Work to do =>
Will you repeat only the lines from the one with "Give me the matplotlib source for this chart." through the one with "s.set_linewidth(1.2)", both included, leaving every picture out?

***** Material

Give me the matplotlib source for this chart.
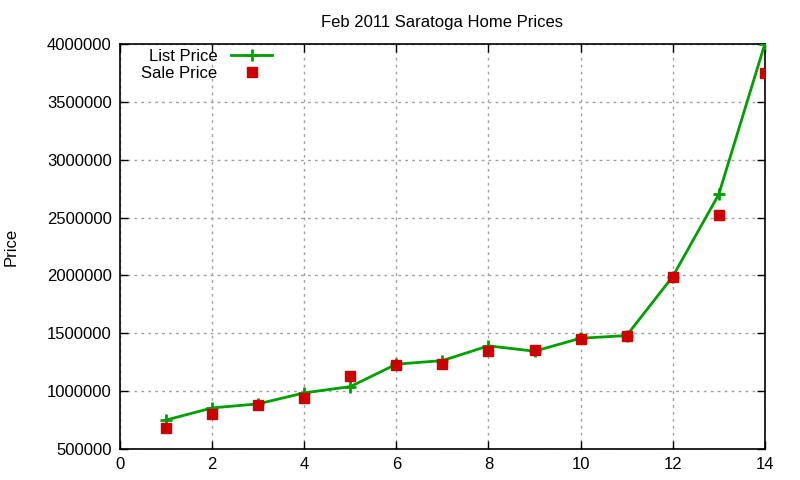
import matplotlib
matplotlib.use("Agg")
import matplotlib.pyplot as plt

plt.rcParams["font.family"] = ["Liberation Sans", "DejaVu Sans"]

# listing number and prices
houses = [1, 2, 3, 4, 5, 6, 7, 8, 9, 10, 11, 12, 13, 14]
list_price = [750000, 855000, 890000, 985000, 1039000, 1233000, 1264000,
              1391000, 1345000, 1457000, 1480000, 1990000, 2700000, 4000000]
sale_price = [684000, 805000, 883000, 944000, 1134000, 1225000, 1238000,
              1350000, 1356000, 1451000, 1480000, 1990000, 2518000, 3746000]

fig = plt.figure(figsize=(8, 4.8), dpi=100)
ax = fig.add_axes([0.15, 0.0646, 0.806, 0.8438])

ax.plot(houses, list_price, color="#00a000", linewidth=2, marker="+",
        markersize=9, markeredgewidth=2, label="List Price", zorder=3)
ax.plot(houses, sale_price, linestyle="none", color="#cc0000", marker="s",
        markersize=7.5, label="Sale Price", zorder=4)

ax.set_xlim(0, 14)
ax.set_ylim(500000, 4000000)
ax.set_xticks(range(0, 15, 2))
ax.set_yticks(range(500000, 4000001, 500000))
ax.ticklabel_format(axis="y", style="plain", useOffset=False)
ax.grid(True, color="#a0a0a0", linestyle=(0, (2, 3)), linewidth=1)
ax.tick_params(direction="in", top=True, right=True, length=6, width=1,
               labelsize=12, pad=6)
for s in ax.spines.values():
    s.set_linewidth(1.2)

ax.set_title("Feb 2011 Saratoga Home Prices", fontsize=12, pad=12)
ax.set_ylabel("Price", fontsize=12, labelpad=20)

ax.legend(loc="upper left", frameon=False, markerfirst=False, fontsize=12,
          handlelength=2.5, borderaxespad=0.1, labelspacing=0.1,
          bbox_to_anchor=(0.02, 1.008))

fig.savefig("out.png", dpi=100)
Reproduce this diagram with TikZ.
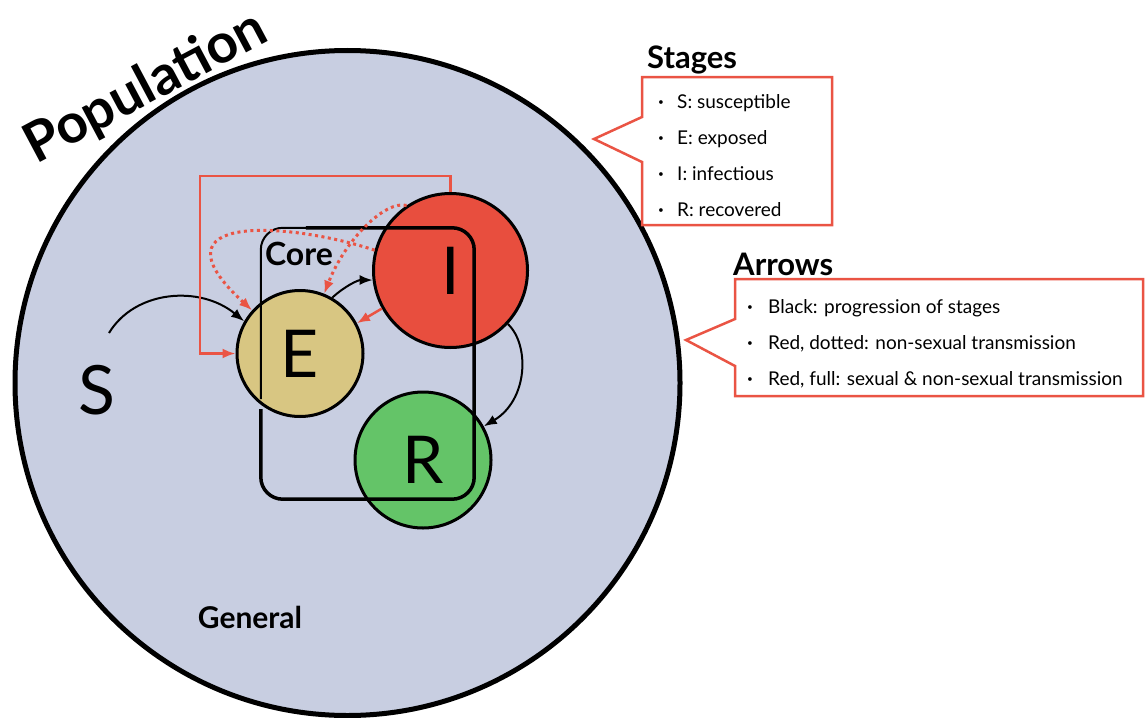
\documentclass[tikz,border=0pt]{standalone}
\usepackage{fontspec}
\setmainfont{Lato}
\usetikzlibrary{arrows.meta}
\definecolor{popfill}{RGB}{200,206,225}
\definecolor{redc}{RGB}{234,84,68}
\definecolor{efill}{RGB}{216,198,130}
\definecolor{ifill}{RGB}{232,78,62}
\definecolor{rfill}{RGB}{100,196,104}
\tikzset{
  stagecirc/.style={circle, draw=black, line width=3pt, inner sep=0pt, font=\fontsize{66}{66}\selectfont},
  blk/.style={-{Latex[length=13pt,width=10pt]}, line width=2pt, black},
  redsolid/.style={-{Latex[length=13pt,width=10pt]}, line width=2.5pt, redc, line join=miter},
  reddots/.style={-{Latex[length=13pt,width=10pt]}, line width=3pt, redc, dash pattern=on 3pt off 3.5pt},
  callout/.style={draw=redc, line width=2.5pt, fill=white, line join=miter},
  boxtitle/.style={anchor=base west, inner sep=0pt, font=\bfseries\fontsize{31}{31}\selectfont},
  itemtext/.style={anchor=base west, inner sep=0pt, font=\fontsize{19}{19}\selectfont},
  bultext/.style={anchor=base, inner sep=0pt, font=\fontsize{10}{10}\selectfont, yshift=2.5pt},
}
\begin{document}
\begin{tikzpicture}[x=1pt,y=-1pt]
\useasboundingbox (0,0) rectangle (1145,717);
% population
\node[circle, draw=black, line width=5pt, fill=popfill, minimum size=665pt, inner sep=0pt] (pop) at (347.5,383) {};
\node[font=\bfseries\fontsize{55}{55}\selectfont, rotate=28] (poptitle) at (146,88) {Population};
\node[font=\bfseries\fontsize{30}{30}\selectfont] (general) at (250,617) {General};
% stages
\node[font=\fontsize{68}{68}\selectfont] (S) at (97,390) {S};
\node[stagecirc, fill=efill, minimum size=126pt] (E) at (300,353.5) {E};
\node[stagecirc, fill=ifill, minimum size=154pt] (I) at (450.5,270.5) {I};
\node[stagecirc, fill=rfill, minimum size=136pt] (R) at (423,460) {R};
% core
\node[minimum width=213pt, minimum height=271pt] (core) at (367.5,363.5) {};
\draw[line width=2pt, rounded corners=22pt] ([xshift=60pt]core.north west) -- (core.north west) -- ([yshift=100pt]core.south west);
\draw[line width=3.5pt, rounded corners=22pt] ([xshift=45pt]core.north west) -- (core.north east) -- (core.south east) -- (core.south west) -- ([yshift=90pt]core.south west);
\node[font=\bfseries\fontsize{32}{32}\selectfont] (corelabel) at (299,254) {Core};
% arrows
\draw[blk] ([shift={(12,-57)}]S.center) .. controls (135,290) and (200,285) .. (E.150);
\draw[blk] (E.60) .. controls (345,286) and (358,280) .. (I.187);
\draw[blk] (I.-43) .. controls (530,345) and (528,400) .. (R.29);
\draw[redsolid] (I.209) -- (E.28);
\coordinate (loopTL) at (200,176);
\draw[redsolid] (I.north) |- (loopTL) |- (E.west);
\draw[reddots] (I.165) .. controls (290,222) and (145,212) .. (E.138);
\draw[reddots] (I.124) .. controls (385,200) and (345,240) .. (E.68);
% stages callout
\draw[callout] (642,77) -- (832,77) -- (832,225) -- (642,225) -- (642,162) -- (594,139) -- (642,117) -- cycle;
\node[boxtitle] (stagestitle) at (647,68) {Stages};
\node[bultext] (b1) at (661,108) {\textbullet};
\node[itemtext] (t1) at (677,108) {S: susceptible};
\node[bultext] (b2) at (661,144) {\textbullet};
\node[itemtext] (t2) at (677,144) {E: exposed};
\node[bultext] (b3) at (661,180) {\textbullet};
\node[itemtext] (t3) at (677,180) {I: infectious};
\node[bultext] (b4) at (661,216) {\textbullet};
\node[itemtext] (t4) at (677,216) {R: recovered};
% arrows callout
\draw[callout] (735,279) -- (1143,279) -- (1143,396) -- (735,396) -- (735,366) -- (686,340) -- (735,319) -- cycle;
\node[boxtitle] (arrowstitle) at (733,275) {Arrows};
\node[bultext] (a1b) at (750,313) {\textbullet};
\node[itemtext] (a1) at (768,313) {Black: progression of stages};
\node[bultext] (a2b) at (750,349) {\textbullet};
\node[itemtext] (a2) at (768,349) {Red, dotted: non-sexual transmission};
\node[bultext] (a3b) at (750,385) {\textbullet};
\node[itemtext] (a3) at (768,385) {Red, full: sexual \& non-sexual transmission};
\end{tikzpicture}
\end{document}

**********
***** Material

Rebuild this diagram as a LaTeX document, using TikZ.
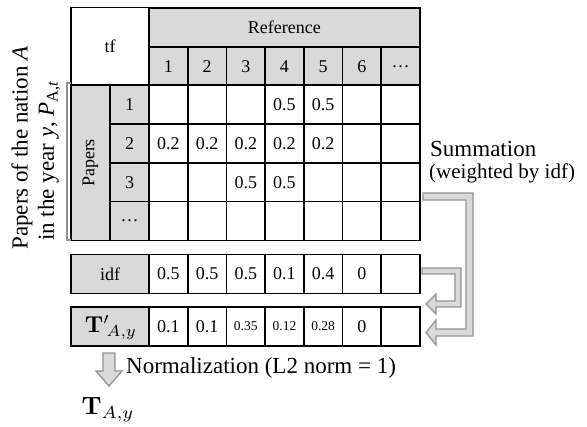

**********

Written response =>
Give me the matplotlib source for this chart.
import matplotlib
matplotlib.use("Agg")
import matplotlib.pyplot as plt

plt.rcParams["font.family"] = ["Liberation Sans", "DejaVu Sans"]

# listing number and prices
houses = [1, 2, 3, 4, 5, 6, 7, 8, 9, 10, 11, 12, 13, 14]
list_price = [750000, 855000, 890000, 985000, 1039000, 1233000, 1264000,
              1391000, 1345000, 1457000, 1480000, 1990000, 2700000, 4000000]
sale_price = [684000, 805000, 883000, 944000, 1134000, 1225000, 1238000,
              1350000, 1356000, 1451000, 1480000, 1990000, 2518000, 3746000]

fig = plt.figure(figsize=(8, 4.8), dpi=100)
ax = fig.add_axes([0.15, 0.0646, 0.806, 0.8438])

ax.plot(houses, list_price, color="#00a000", linewidth=2, marker="+",
        markersize=9, markeredgewidth=2, label="List Price", zorder=3)
ax.plot(houses, sale_price, linestyle="none", color="#cc0000", marker="s",
        markersize=7.5, label="Sale Price", zorder=4)

ax.set_xlim(0, 14)
ax.set_ylim(500000, 4000000)
ax.set_xticks(range(0, 15, 2))
ax.set_yticks(range(500000, 4000001, 500000))
ax.ticklabel_format(axis="y", style="plain", useOffset=False)
ax.grid(True, color="#a0a0a0", linestyle=(0, (2, 3)), linewidth=1)
ax.tick_params(direction="in", top=True, right=True, length=6, width=1,
               labelsize=12, pad=6)
for s in ax.spines.values():
    s.set_linewidth(1.2)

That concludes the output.